Work required:
Each line that holds the string "LaTeX" counts once; say how many such lines there are and add nothing.

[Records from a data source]
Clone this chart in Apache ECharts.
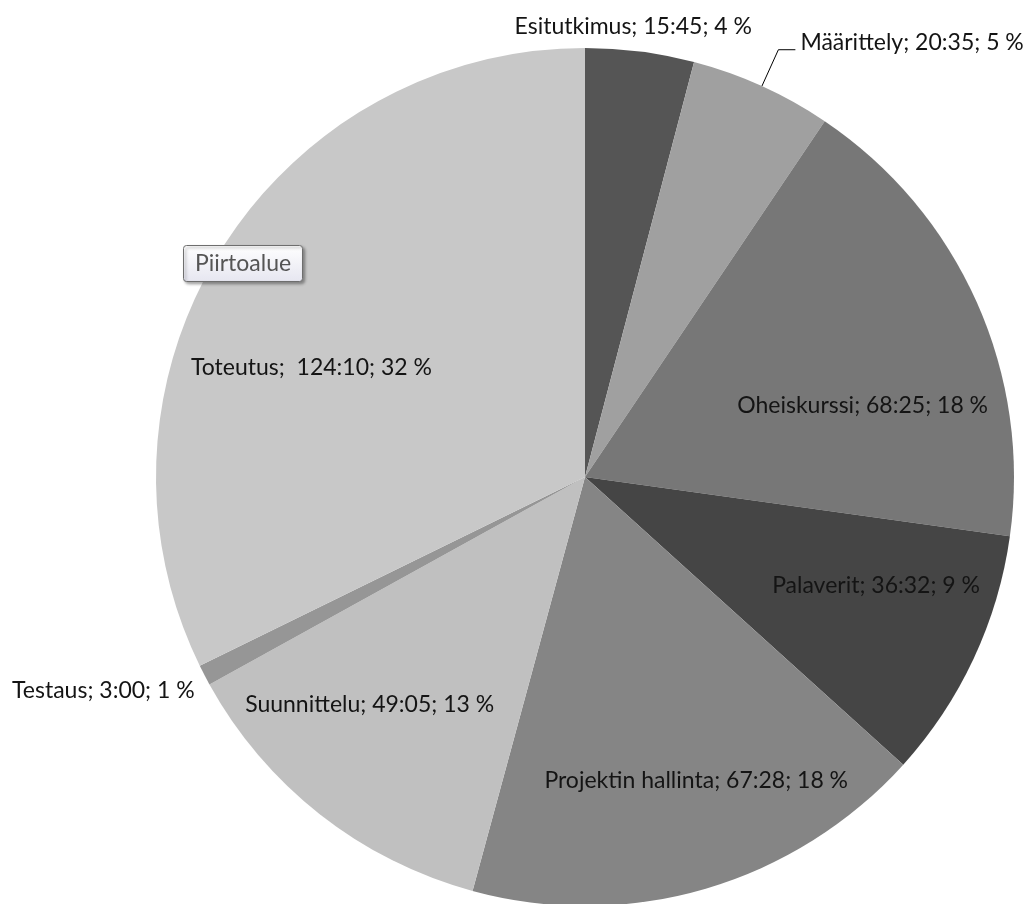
<!DOCTYPE html>
<html>
<head>
<meta charset="utf-8">
<script src="https://cdn.jsdelivr.net/npm/echarts@6/dist/echarts.min.js"></script>
<style>
html,body{margin:0;padding:0;background:#fff;}
#chart{width:1031px;height:904px;}
</style>
</head>
<body>
<div id="chart"></div>
<script>
// Data
const categories = ['Esitutkimus', 'Määrittely', 'Oheiskurssi', 'Palaverit', 'Projektin hallinta', 'Suunnittelu', 'Testaus', 'Toteutus'];
const durations = ['15:45', '20:35', '68:25', '36:32', '67:28', '49:05', '3:00', ' 124:10'];
const percents = [4, 5, 18, 9, 18, 13, 1, 32];

// Styles
const colors = ['#555555', '#a0a0a0', '#777777', '#454545', '#858585', '#c0c0c0', '#969696', '#c8c8c8'];
const outsideLabels = [0, 1, 6];
const labelShift = [[-134, 3], [0, -7], [79, 17], [94, 17], [50, 95], [-81, 57], [4, 11], [-89, 6]];
const FONT = 'Lato';
const FS = 23;

function toMinutes(s) {
  const p = s.trim().split(':');
  return parseInt(p[0], 10) * 60 + parseInt(p[1], 10);
}

const seriesData = categories.map(function (name, i) {
  const item = {
    name: name,
    value: toMinutes(durations[i]),
    itemStyle: { color: colors[i] }
  };
  if (outsideLabels.indexOf(i) >= 0) {
    item.label = { position: 'outside' };
    if (i === 1) {
      item.labelLine = { show: true, length: 40, length2: 17, lineStyle: { color: '#000', width: 1 } };
    } else if (i === 0) {
      item.labelLine = { show: false, length: 28, length2: 0 };
    } else {
      item.labelLine = { show: false, length: 10, length2: 0 };
    }
  }
  return item;
});

const chart = echarts.init(document.getElementById('chart'));
chart.setOption({
  animation: false,
  backgroundColor: '#ffffff',
  series: [{
    type: 'pie',
    center: [585, 477],
    radius: 429,
    startAngle: 90,
    clockwise: true,
    avoidLabelOverlap: false,
    itemStyle: { borderWidth: 0 },
    emphasis: { disabled: true },
    label: {
      show: true,
      position: 'inside',
      color: '#141414',
      fontFamily: FONT,
      fontSize: FS,
      width: 400,
      distanceToLabelLine: 5,
      formatter: function (p) {
        const i = p.dataIndex;
        return categories[i] + '; ' + durations[i] + '; ' + percents[i] + ' %';
      }
    },
    labelLine: { show: false },
    labelLayout: function (params) {
      const s = labelShift[params.dataIndex];
      if (!s || (s[0] === 0 && s[1] === 0)) return {};
      const out = { dx: s[0], dy: s[1] };
      if (params.labelLinePoints) out.labelLinePoints = params.labelLinePoints;
      return out;
    },
    data: seriesData
  }],
  graphic: [{
    type: 'group',
    left: 183,
    top: 245,
    z: 100,
    children: [{
      type: 'rect',
      z: 100,
      shape: { x: 0, y: 0, width: 119, height: 36, r: 3 },
      style: {
        fill: new echarts.graphic.LinearGradient(0, 0, 0, 1, [
          { offset: 0, color: '#ffffff' },
          { offset: 1, color: '#e6e6f0' }
        ]),
        stroke: '#6e6e6e',
        lineWidth: 1,
        shadowBlur: 3,
        shadowOffsetX: 2,
        shadowOffsetY: 2,
        shadowColor: 'rgba(0,0,0,0.35)'
      }
    }, {
      type: 'text',
      z: 101,
      x: 59.5,
      y: 18,
      style: {
        text: 'Piirtoalue',
        fill: '#555555',
        fontFamily: FONT,
        fontSize: FS,
        align: 'center',
        verticalAlign: 'middle'
      }
    }]
  }]
});
</script>
</body>
</html>
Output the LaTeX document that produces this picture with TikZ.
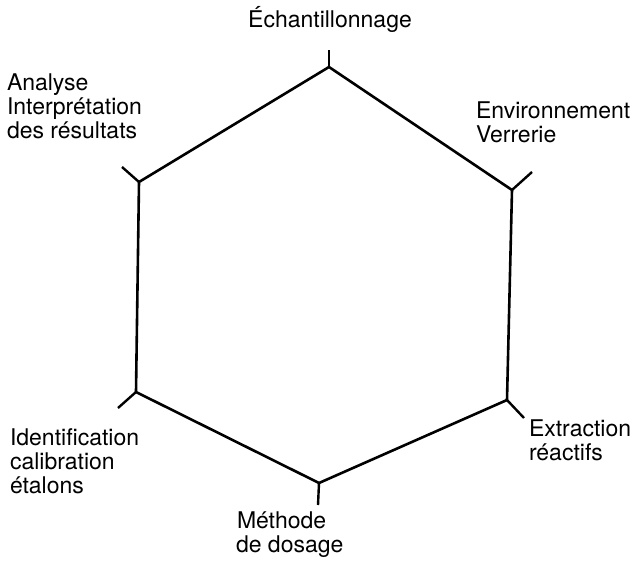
\documentclass[tikz,border=0pt]{standalone}
\usepackage{fontspec}
\setmainfont{TeX Gyre Heros}
\begin{document}
\begin{tikzpicture}[x=1pt,y=-1pt,
  edge/.style={line width=2.6pt, line join=miter},
  tickline/.style={line width=2.4pt},
  lbl/.style={font=\fontsize{23}{24}\selectfont, inner sep=0pt, outer sep=0pt}]
\useasboundingbox (0,0) rectangle (634,561);
% hexagon vertices
\coordinate (T) at (329,67);
\coordinate (UR) at (512,190);
\coordinate (LR) at (507,400);
\coordinate (B) at (319,483);
\coordinate (LL) at (136,392);
\coordinate (UL) at (139,182);
% tick ends
\coordinate (Tt) at (329,50);
\coordinate (URt) at (532,172);
\coordinate (LRt) at (524,418);
\coordinate (Bt) at (318,505);
\coordinate (LLt) at (118,408);
\coordinate (ULt) at (122,167);
\draw[edge] (T) -- (UR) -- (LR) -- (B) -- (LL) -- (UL) -- cycle;
\draw[tickline] (T) -- (Tt);
\draw[tickline] (UR) -- (URt);
\draw[tickline] (LR) -- (LRt);
\draw[tickline] (B) -- (Bt);
\draw[tickline] (LL) -- (LLt);
\draw[tickline] (UL) -- (ULt);
% labels
\node[lbl, anchor=base] (ech) at (330,28) {Échantillonnage};
\node[lbl, anchor=base west] (env1) at (476,119) {Environnement};
\node[lbl, anchor=base west] (env2) at (476,143) {Verrerie};
\node[lbl, anchor=base west] (ext1) at (529,436) {Extraction};
\node[lbl, anchor=base west] (ext2) at (529,460) {réactifs};
\node[lbl, anchor=base west] (met1) at (237,528) {Méthode};
\node[lbl, anchor=base west] (met2) at (236,552) {de dosage};
\node[lbl, anchor=base west] (id1) at (10,445) {Identification};
\node[lbl, anchor=base west] (id2) at (10,469) {calibration};
\node[lbl, anchor=base west] (id3) at (10,493) {étalons};
\node[lbl, anchor=base west] (an1) at (7,91) {Analyse};
\node[lbl, anchor=base west] (an2) at (7,115) {Interprétation};
\node[lbl, anchor=base west] (an3) at (7,139) {des résultats};
\end{tikzpicture}
\end{document}
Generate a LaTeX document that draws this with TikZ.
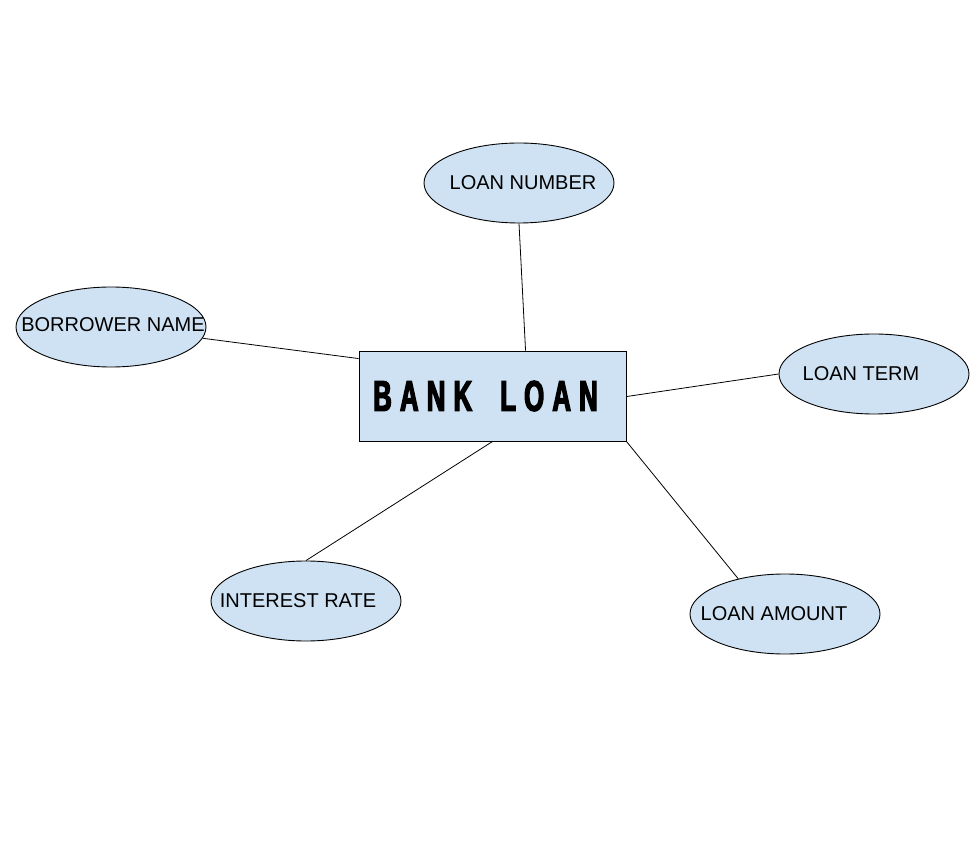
\documentclass[tikz,border=0pt]{standalone}
\usepackage{fontspec}
\setmainfont{Liberation Sans}
\newfontfamily\bankfont[FakeStretch=0.6,FakeBold=3,LetterSpace=19]{Liberation Sans Bold}
\usetikzlibrary{shapes.geometric}
\definecolor{lblue}{HTML}{CFE2F3}
\newcommand\etext[2]{\makebox[0pt]{\hspace*{#1}#2}}
\begin{document}
\begin{tikzpicture}[x=1pt,y=-1pt,
  attr/.style={ellipse,draw=black,line width=0.9pt,fill=lblue,minimum width=190pt,minimum height=80pt,inner sep=0pt,font=\fontsize{20}{24}\selectfont},
  entity/.style={rectangle,draw=black,line width=0.9pt,fill=lblue,minimum width=267pt,minimum height=90pt,inner sep=0pt},
  link/.style={draw=black,line width=0.8pt}]
\useasboundingbox (0,0) rectangle (978,866);
\node[entity] (bank) at (492.5,396) {\bankfont\fontsize{43}{48}\selectfont BANK\hspace{28pt}LOAN\hspace*{14pt}};
\node[attr] (num) at (519,183) {\etext{8pt}{LOAN NUMBER}};
\node[attr] (bor) at (111,327) {\raisebox{4pt}{\etext{4pt}{BORROWER NAME}}};
\node[attr] (term) at (874,374) {\etext{-26pt}{LOAN TERM}};
\node[attr] (rate) at (306,601) {\etext{-16pt}{INTEREST RATE}};
\node[attr] (amt) at (785,614) {\etext{-22pt}{LOAN AMOUNT}};
\draw[link] (num.south) -- ([xshift=167pt]bank.north west);
\draw[link] (bor.-7.5) -- ([yshift=-8pt]bank.north west);
\draw[link] (term.west) -- ([yshift=-46pt]bank.north east);
\draw[link] (rate.north) -- ([xshift=134pt]bank.south west);
\draw[link] (amt.143) -- (bank.south east);
\end{tikzpicture}
\end{document}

Answer for the task:
2